Within minutes we see the tipster, a worried young woman named Yolanda, exiting an elevator at police headquarters asking, "So, you can guarantee no one will know I'm the one who called?" And she is reassured by the lead detective that all tips are confidential. Later, as the officer scrolls through a computer list of other Crime Stopper calls (and we clearly see a roster of names and address) another CSI dumbbell dismissively questions the detective's action saying, "The tip line? I thought it was mostly crackpots!"

Now, if any of the program's writers bothered to check facts, they would have found that Crime Stoppers is nothing like they described. First, the reward fund is 100% donated from civilian sources and takes no county, state or federal money. Doing so would require a paper trail no one wants. Why? Because all tips are strictly confidential! No one would ever ask for a caller's name or address and that information is never stored on some computerized master list. When someone with a tip phones Crime Stoppers they are given a unique tipster ID number and told to keep calling back to see if they are due a reward check.

For CSI Miami to show tipster Yolanda being outed and brought into a public cop shop is impossible. It would never happen.

And, so what occurs next in the episode is completely inconceivable. Somehow the street gang finds out Yolanda has been talking to police. She's hog-tied and left inside a building that's about to be obliterated by a massive bomb. She's saved at the last minute because the lead character, Horatio Caine, pulls a Dudley Do Right.

The lesson left from this CSI Miami episode was that if you snitch, you're in danger. If you talk to the police about a crime, the bad guy will find out and get you. If you're lame enough to call Crime Stoppers you must be a "crackpot". How many young people saw that episode and lodged that lesson in their brain? And I'll bet it's not just Crime Stopper personnel who cringed at the program. Good detectives everywhere welcome anonymous tips, especially in murder cases. They've already got to fight the rap-music message that "snitchin' ain't cool." They don't need a popular primetime TV show (dedicated to crime fighting, no less!) helping spread that self-destructive line.

Look, I'm a writer. I value the First Amendment, character development and all that. What I don't value is lazy writing that leaves the wrong impression when the real facts are so compelling.
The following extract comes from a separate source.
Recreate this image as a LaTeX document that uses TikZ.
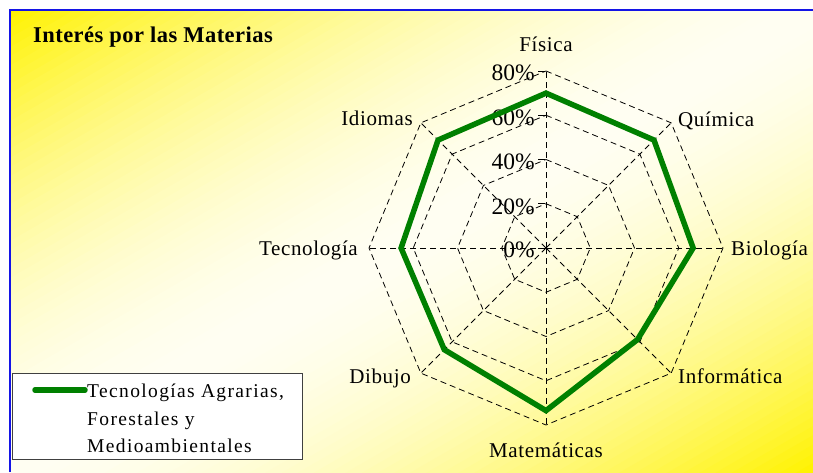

As I, coincidentally, wrote in this space recently, Crime Stoppers has been in existence for more than 30 years. Its success is directly attributed to good citizens who do the right thing. In the U.S., more than 800 thousand cases, like murder, rape, armed robbery and child molestation have been cleared thanks to Crime Stopper tipsters. More than a billion dollars in property has been recovered, 4 billion dollars worth of illegal drugs.

At the end of the CSI episode the bad guys are busted because Yolanda picked up a phone. She got a thousand dollar reward after her information led to arrests. That's a scenario CSI got right. It happens every day in all 50 states and 24 countries where Crime Stoppers operates.

Come on, Hollywood. You don't have to make it up. Just follow the facts -- especially when you're dealing with something as crucial as Crime Stoppers. And please, Jerry Bruckheimer, don't re-run that episode!